Concerns raised by some Franklin School parents have pushed pedestrian safety into the public spotlight. It's always healthy when this kind of review occurs before rather than after a tragic accident. We hope the discussion extends to the future Gregori High School and possibly other campuses as well.

The parents want the school board to relax its policy to allow more elementary students who live less than a mile from school to ride the bus. The policy permits limited exceptions for safety reasons; Franklin parents believe their children should qualify.

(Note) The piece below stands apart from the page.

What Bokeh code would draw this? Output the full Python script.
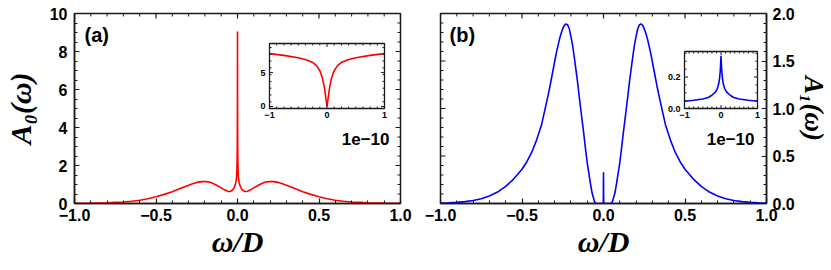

Most Franklin students walk along typical residential streets to get to and from school. The immediate concern is for those who must use Maze Boulevard-Highway 132. It's a busy stretch of road, though far from the busiest in the city. It has two lanes with a wide gravel shoulder. Safety at Franklin improved dramatically in 1999 when the city installed a wide sidewalk along Maze. The speed limit is 25 mph — the standard forschool zones.

The gravel shoulder provides much-needed parking for school visitors and staff. Large trucks should not be allowed to park there, however, because they interfere with visibility. The city could fix that.

Despite the amount and noise of the traffic, it isn't the busiest street by an elementary campus. El Vista School is on a four-lane street with significantly more traffic; Fremont is on Orangeburg Avenue, another busy thoroughfare.

Modesto may want to consult with Stanislaus Union School officials, whose students are nearly all bused because of its location on Kiernan AvenueHighway 219. Kiernan, however, has no sidewalks.

Then there's Gregori High, which is to be built on what is now a two-lane country road east of Salida, in an area with no sidewalks. Under current policy, Gregori students living less than three miles away would have to walk.

Changing the walking distance requirements is always controversial. In 2003, the school board increased the walking distance for junior high students from a mile and a half to two miles. In the early 1990s, the district increased the high school walking distance from 2½ miles to three miles. In both cases, the goal was to save money.

Cost always must be a consideration — and students should be encouraged to get more exercise — but these factors never outweigh legitimate dangers to students. The solution at Franklin may not be more busing, but additional traffic patrols or escorts for youngsters walking along Maze.

Parents raised a concern and school board members are taking it seriously, with at least one or two expected to visit the school today. This is how community issues are supposed to be addressed.